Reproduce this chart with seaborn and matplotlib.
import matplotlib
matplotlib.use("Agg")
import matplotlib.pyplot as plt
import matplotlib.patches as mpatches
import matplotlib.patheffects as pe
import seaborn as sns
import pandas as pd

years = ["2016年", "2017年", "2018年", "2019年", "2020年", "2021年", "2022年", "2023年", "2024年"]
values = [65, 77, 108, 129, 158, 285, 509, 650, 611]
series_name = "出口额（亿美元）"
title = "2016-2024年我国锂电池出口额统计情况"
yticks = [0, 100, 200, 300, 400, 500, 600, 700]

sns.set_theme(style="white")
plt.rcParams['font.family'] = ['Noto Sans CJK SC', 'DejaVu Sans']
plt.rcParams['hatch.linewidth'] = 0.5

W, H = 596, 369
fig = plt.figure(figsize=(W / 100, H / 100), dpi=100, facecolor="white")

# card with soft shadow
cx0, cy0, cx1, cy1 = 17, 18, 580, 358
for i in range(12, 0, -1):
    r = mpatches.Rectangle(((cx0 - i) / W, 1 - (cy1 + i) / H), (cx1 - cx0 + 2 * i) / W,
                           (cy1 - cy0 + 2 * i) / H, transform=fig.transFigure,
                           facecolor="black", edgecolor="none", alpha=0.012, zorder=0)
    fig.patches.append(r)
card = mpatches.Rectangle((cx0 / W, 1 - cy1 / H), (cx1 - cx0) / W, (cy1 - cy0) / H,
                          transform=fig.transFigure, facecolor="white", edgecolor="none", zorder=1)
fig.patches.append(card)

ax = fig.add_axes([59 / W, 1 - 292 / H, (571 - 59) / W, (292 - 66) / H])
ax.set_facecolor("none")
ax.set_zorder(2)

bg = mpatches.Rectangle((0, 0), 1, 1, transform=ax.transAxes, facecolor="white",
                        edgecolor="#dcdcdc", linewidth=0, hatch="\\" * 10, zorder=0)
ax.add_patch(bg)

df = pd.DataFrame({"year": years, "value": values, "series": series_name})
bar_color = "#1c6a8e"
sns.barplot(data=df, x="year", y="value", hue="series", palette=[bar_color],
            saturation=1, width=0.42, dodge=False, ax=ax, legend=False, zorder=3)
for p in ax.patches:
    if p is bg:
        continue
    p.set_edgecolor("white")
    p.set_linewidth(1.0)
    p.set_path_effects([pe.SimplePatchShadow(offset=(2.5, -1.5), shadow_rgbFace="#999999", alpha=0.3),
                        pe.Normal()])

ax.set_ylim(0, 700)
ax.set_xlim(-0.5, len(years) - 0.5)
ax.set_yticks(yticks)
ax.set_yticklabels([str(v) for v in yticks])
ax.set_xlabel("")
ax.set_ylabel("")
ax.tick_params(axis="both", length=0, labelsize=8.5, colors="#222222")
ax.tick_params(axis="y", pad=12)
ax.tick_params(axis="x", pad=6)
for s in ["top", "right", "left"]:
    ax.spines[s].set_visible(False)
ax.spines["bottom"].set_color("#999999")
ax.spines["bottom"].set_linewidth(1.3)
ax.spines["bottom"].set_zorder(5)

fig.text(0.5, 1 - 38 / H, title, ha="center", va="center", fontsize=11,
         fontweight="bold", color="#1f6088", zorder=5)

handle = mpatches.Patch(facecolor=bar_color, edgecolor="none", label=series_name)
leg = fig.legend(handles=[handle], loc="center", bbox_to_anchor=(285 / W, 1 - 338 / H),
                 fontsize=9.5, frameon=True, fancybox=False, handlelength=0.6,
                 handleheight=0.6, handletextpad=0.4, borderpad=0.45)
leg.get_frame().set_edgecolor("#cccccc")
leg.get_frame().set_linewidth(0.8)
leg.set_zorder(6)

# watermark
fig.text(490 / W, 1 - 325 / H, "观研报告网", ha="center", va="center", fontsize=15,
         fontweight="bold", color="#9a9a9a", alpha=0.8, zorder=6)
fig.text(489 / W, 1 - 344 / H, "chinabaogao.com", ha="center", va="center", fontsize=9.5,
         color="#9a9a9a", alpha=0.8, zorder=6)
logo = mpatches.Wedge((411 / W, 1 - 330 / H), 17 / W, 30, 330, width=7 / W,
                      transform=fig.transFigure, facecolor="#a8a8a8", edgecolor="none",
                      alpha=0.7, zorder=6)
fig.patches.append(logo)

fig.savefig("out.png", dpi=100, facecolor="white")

········

▸ **GIVEN TASK**
Only the lines from the opening of the material through the line with "import pandas as pd" should be echoed, exactly as written.

▸ **FULL SOLUTION**
Reproduce this chart with seaborn and matplotlib.
import matplotlib
matplotlib.use("Agg")
import matplotlib.pyplot as plt
import matplotlib.patches as mpatches
import matplotlib.patheffects as pe
import seaborn as sns
import pandas as pd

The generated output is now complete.